#### Short task:
Quote the material below exactly as written, from the first line to the line that holds "(0,0) rectangle (1060,754);", endpoints included.

#### Collected material:
────────────────────
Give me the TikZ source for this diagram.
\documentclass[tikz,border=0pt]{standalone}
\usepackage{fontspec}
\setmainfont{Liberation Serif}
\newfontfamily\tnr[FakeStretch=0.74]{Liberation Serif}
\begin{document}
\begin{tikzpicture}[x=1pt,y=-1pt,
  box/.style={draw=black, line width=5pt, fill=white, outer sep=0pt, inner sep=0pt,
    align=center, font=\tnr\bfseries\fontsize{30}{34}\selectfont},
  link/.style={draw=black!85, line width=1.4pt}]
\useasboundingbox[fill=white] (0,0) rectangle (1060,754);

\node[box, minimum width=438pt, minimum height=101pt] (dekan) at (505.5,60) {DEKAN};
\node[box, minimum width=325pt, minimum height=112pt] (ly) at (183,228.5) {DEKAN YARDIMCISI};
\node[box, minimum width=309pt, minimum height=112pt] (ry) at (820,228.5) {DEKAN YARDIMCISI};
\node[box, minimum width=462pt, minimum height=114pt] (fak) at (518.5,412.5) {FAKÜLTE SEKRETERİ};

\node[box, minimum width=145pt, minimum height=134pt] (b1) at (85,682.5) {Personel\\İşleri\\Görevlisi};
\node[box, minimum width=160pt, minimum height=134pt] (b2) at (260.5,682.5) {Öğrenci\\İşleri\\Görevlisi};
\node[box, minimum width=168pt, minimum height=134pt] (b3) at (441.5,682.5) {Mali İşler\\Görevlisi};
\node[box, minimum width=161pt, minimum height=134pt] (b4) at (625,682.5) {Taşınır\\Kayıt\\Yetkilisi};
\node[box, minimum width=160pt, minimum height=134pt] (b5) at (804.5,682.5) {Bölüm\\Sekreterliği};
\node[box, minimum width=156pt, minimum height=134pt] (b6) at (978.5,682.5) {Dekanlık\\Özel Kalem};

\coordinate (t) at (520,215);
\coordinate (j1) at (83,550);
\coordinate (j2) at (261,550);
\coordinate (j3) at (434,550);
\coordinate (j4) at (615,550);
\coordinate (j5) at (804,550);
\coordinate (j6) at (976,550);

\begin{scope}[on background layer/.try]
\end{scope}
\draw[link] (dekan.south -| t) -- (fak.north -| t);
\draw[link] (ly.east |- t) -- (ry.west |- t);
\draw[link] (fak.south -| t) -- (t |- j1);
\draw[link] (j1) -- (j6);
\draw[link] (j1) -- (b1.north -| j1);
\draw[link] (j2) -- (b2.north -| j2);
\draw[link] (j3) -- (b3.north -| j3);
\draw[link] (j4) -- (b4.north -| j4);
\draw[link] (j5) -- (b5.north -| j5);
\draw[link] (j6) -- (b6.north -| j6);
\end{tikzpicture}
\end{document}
────────────────────
#### Exercise response:
Give me the TikZ source for this diagram.
\documentclass[tikz,border=0pt]{standalone}
\usepackage{fontspec}
\setmainfont{Liberation Serif}
\newfontfamily\tnr[FakeStretch=0.74]{Liberation Serif}
\begin{document}
\begin{tikzpicture}[x=1pt,y=-1pt,
  box/.style={draw=black, line width=5pt, fill=white, outer sep=0pt, inner sep=0pt,
    align=center, font=\tnr\bfseries\fontsize{30}{34}\selectfont},
  link/.style={draw=black!85, line width=1.4pt}]
\useasboundingbox[fill=white] (0,0) rectangle (1060,754);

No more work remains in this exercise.